Many commercial high temperature alloys are ‘alumina-formers’, i.e., they oxidize to form a slow-growing, protective alumina surface layer. The rate of growth of this layer is critical to the degree of oxidation resistance of such alloys, as well as to the lifetime of thermal barrier coatings. It is well recognized that certain reactive elements (e.g. Y, Hf) can have a beneficial effect on the oxidation rate. To elucidate the role of the dopant ions, model experiments have been carried out to probe the effect of ppm levels of Y on grain boundary transport in dense alumina samples, in the temperature range 1100 – 1500 deg. C. The grain boundary diffusion coefficient for Cr diffusion in alumina was extracted from the measurement of Cr concentration profiles. The oxygen transport kinetics were investigated separately using alumina samples containing a fine dispersion of Ni particles, which acted as markers of the oxidation front.

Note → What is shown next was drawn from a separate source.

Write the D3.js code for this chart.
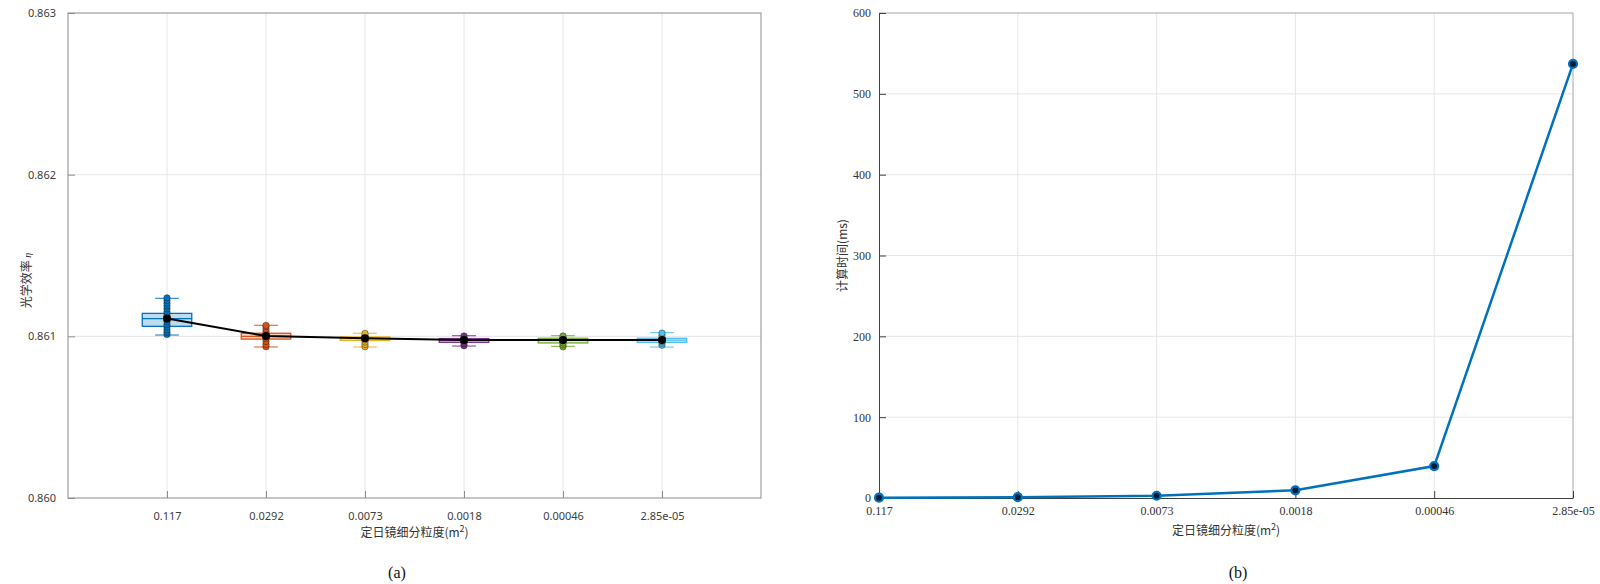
<!DOCTYPE html>
<html lang="zh">
<head>
  <meta charset="UTF-8">
  <title>光学效率与计算时间</title>
  <script src="https://d3js.org/d3.v7.min.js"></script>
  <style>
    body {
      margin: 0;
      background: #ffffff;
    }
    svg {
      display: block;
    }
    .tick-sans {
      font-family: 'Noto Sans', 'Noto Sans CJK SC', sans-serif;
      font-size: 11px;
      fill: #404040;
    }
    .tick-serif {
      font-family: 'Liberation Serif', 'DejaVu Serif', serif;
      font-size: 12px;
      fill: #333;
    }
    .lbl {
      font-family: 'Noto Sans CJK SC', 'Noto Sans', sans-serif;
      font-size: 12px;
      fill: #333;
    }
    .panel {
      font-family: 'Liberation Serif', serif;
      font-size: 16px;
      fill: #111;
    }
    .grid {
      stroke: #e6e6e6;
      stroke-width: 1;
    }
  </style>
</head>
<body>
  <svg width="1600" height="584"></svg>
  <script>
    // granularity categories (m^2)
    const categories = ["0.117", "0.0292", "0.0073", "0.0018", "0.00046", "2.85e-05"];
    const colors = ["#0072BD", "#D95319", "#EDB120", "#7E2F8E", "#77AC30", "#4DBEEE"];

    // (a) optical efficiency box statistics
    const q1 = [0.861062, 0.860983, 0.860975, 0.860963, 0.860959, 0.860963];
    const medians = [0.861109, 0.861000, 0.860986, 0.860976, 0.860976, 0.860976];
    const q3 = [0.861142, 0.861019, 0.860996, 0.860986, 0.860988, 0.860988];
    const whiskLow = [0.861008, 0.860934, 0.860934, 0.860940, 0.860938, 0.860934];
    const whiskHigh = [0.861235, 0.861068, 0.861019, 0.861004, 0.861004, 0.861023];
    const means = [0.861110, 0.861002, 0.860988, 0.860977, 0.860978, 0.860977];
    const samples = [
      [0.861012, 0.861025, 0.861040, 0.861058, 0.861072, 0.861090, 0.861105, 0.861118, 0.861130, 0.861150, 0.861170, 0.861188, 0.861205, 0.861222, 0.861238],
      [0.860936, 0.860950, 0.860968, 0.860985, 0.860995, 0.861005, 0.861015, 0.861030, 0.861045, 0.861060, 0.861068],
      [0.860936, 0.860950, 0.860965, 0.860978, 0.860988, 0.860996, 0.861006, 0.861018],
      [0.860942, 0.860955, 0.860966, 0.860975, 0.860983, 0.860992, 0.861002],
      [0.860935, 0.860948, 0.860960, 0.860972, 0.860982, 0.860992, 0.861002],
      [0.860945, 0.860958, 0.860968, 0.860978, 0.860990, 0.861005, 0.861020]
    ];
    const effTicks = [0.860, 0.861, 0.862, 0.863];

    // (b) computation time (ms)
    const times = [0.4, 1.0, 2.8, 9.5, 39.5, 537];
    const timeTicks = [0, 100, 200, 300, 400, 500, 600];

    const svg = d3.select("svg");

    // ---------- panel (a) ----------
    const xa = d3.scaleLinear().domain([0, 7]).range([68, 761]);
    const ya = d3.scaleLinear().domain([0.860, 0.863]).range([498, 13]);
    const ga = svg.append("g");

    ga.selectAll(".gx").data(categories).enter().append("line")
      .attr("class", "grid")
      .attr("x1", (d, i) => xa(i + 1)).attr("x2", (d, i) => xa(i + 1))
      .attr("y1", ya.range()[0]).attr("y2", ya.range()[1]);
    ga.selectAll(".gy").data(effTicks.slice(1, -1)).enter().append("line")
      .attr("class", "grid")
      .attr("x1", xa.range()[0]).attr("x2", xa.range()[1])
      .attr("y1", d => ya(d)).attr("y2", d => ya(d));

    // axes box
    ga.append("rect")
      .attr("x", xa.range()[0]).attr("y", ya.range()[1])
      .attr("width", xa.range()[1] - xa.range()[0])
      .attr("height", ya.range()[0] - ya.range()[1])
      .attr("fill", "none").attr("stroke", "#8c8c8c").attr("stroke-width", 1);

    const axA = d3.axisLeft(ya).tickValues(effTicks).tickFormat(d3.format(".3f")).tickSizeInner(-7).tickSizeOuter(0).tickPadding(12);
    const gAy = ga.append("g").attr("transform", `translate(${xa.range()[0]},0)`).call(axA);
    gAy.select(".domain").remove();
    gAy.selectAll("line").attr("stroke", "#8c8c8c");
    gAy.selectAll("text").attr("class", "tick-sans").attr("fill", null);

    const axAx = d3.axisBottom(xa).tickValues(d3.range(1, 7)).tickFormat(d => categories[d - 1]).tickSizeInner(-7).tickSizeOuter(0).tickPadding(14);
    const gAx = ga.append("g").attr("transform", `translate(0,${ya.range()[0]})`).call(axAx);
    gAx.select(".domain").remove();
    gAx.selectAll("line").attr("stroke", "#8c8c8c");
    gAx.selectAll("text").attr("class", "tick-sans").attr("fill", null);

    // boxes
    const bw = 0.25, cw = 0.12;
    categories.forEach((c, i) => {
      const cx = i + 1;
      const col = colors[i];
      const b = ga.append("g");
      b.append("line")
        .attr("x1", xa(cx)).attr("x2", xa(cx))
        .attr("y1", ya(whiskLow[i])).attr("y2", ya(whiskHigh[i]))
        .attr("stroke", col).attr("stroke-width", 1.2);
      [whiskLow[i], whiskHigh[i]].forEach(v => {
        b.append("line")
          .attr("x1", xa(cx - cw)).attr("x2", xa(cx + cw))
          .attr("y1", ya(v)).attr("y2", ya(v))
          .attr("stroke", col).attr("stroke-width", 1.2).attr("opacity", 0.8);
      });
      b.append("rect")
        .attr("x", xa(cx - bw)).attr("width", xa(cx + bw) - xa(cx - bw))
        .attr("y", ya(q3[i])).attr("height", Math.max(2, ya(q1[i]) - ya(q3[i])))
        .attr("fill", col).attr("fill-opacity", 0.25)
        .attr("stroke", col).attr("stroke-width", 1.3);
      b.append("line")
        .attr("x1", xa(cx - bw)).attr("x2", xa(cx + bw))
        .attr("y1", ya(medians[i])).attr("y2", ya(medians[i]))
        .attr("stroke", col).attr("stroke-width", 1.2);
      b.selectAll("circle").data(samples[i]).enter().append("circle")
        .attr("cx", xa(cx)).attr("cy", d => ya(d)).attr("r", 3.2)
        .attr("fill", col).attr("stroke", "#1a1a1a").attr("stroke-opacity", 0.55).attr("stroke-width", 0.8);
    });

    // mean line
    ga.append("path")
      .datum(means)
      .attr("fill", "none").attr("stroke", "#000").attr("stroke-width", 2)
      .attr("d", d3.line().x((d, i) => xa(i + 1)).y(d => ya(d)));
    ga.selectAll(".mean").data(means).enter().append("circle")
      .attr("cx", (d, i) => xa(i + 1)).attr("cy", d => ya(d)).attr("r", 4).attr("fill", "#000");

    // labels
    ga.append("text").attr("class", "lbl")
      .attr("x", (xa.range()[0] + xa.range()[1]) / 2).attr("y", 537)
      .attr("text-anchor", "middle")
      .html('定日镜细分粒度(m<tspan dy="-5" font-size="9">2</tspan><tspan dy="5">)</tspan>');
    ga.append("text").attr("class", "lbl")
      .attr("transform", `translate(31,${(ya.range()[0] + ya.range()[1]) / 2 + 25}) rotate(-90)`)
      .attr("text-anchor", "middle")
      .html('光学效率 <tspan font-family="Liberation Serif" font-style="italic" font-size="10">η</tspan>');
    ga.append("text").attr("class", "panel").attr("x", 397).attr("y", 578).attr("text-anchor", "middle").text("(a)");

    // ---------- panel (b) ----------
    const xb = d3.scaleLinear().domain([0, 5]).range([879, 1573]);
    const yb = d3.scaleLinear().domain([0, 600]).range([498, 13]);
    const gb = svg.append("g");

    gb.selectAll(".gx").data(d3.range(1, 5)).enter().append("line")
      .attr("class", "grid")
      .attr("x1", d => xb(d)).attr("x2", d => xb(d))
      .attr("y1", yb.range()[0]).attr("y2", yb.range()[1]);
    gb.selectAll(".gy").data(timeTicks.slice(1, -1)).enter().append("line")
      .attr("class", "grid")
      .attr("x1", xb.range()[0]).attr("x2", xb.range()[1])
      .attr("y1", d => yb(d)).attr("y2", d => yb(d));

    // top / right lighter edges
    gb.append("path")
      .attr("d", `M${xb.range()[0]},${yb.range()[1]}H${xb.range()[1]}V${yb.range()[0]}`)
      .attr("fill", "none").attr("stroke", "#a6a6a6").attr("stroke-width", 1);

    const axBy = d3.axisLeft(yb).tickValues(timeTicks).tickSizeInner(-7).tickSizeOuter(0).tickPadding(8);
    const gBy = gb.append("g").attr("transform", `translate(${xb.range()[0]},0)`).call(axBy);
    gBy.select(".domain").attr("stroke", "#404040");
    gBy.selectAll("line").attr("stroke", "#404040");
    gBy.selectAll("text").attr("class", "tick-serif").attr("fill", null);

    const axBx = d3.axisBottom(xb).tickValues(d3.range(0, 6)).tickFormat(d => categories[d]).tickSizeInner(-7).tickSizeOuter(0).tickPadding(8);
    const gBx = gb.append("g").attr("transform", `translate(0,${yb.range()[0]})`).call(axBx);
    gBx.select(".domain").attr("stroke", "#404040");
    gBx.selectAll("line").attr("stroke", "#404040");
    gBx.selectAll("text").attr("class", "tick-serif").attr("fill", null);

    gb.append("path")
      .datum(times)
      .attr("fill", "none").attr("stroke", "#0072BD").attr("stroke-width", 2.5)
      .attr("d", d3.line().x((d, i) => xb(i)).y(d => yb(d)));
    gb.selectAll(".pt").data(times).enter().append("circle")
      .attr("cx", (d, i) => xb(i)).attr("cy", d => yb(d)).attr("r", 4)
      .attr("fill", "#0b1a33").attr("stroke", "#0072BD").attr("stroke-width", 2.2);

    gb.append("text").attr("class", "lbl")
      .attr("x", 1226).attr("y", 535)
      .attr("text-anchor", "middle")
      .html('定日镜细分粒度(m<tspan dy="-5" font-size="9">2</tspan><tspan dy="5">)</tspan>');
    gb.append("text").attr("class", "lbl")
      .attr("transform", `translate(847,${(yb.range()[0] + yb.range()[1]) / 2}) rotate(-90)`)
      .attr("text-anchor", "middle")
      .text("计算时间(ms)");
    gb.append("text").attr("class", "panel").attr("x", 1238).attr("y", 578).attr("text-anchor", "middle").text("(b)");
  </script>
</body>
</html>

The results showed that transport is suppressed in both cases, however, interesting differences in the behavior were observed. Possible mechanisms for the role of the dopant ion will be discussed.

Biography

Helen M. Chan, graduated from Imperial College (London) with a B.Sc. First Class Honours degree in Materials Science, and was the recipient of the Governors' Prize for most outstanding graduate. She was subsequently awarded a Ph.D. and D.I.C. from the same institution. Dr. Chan joined the faculty of the Dept. of Materials Science & Engineering, Lehigh University, in 1986. She subsequently spent 18-months at the National Institute of Standards and Technology, where she worked in the Mechanical Properties Group of the Ceramics Division. She was promoted to Full Professor in 1995, and currently holds the New Jersey Zinc Chair. In 2006, Dr. Chan was appointed Chairperson of the department. Her current research interests include the application of reactive processing to fabricate unique ceramic/metal structures, including cellular and nanopatterned materials. She is also actively involved in research on the role of dopants and interfacial chemistry on diffusion limited processes in ceramics. Dr. Chan is the author of more than 160 publications, and has received the American Ceramic Society Roland B. Snow award on five separate occasions (1986, 1990, 1992, 1999 and 2000). In 1990, Chan was awarded the Alfred Noble Robinson Award for "outstanding performance and unusual promise of professional achievement", and she has received Lehigh University's "Service Teaching Excellence Award" for two consecutive years (1991 and 1992). Chan was named the 1992 recipient of ASM International's Bradley Stoughton Award for outstanding young faculty in the field of Materials Science & Engineering. Dr. Chan was inducted as a Fellow of the American Ceramic Society in 2005, and chaired the 2008 Gordon Research Conference in Solid State Ceramics.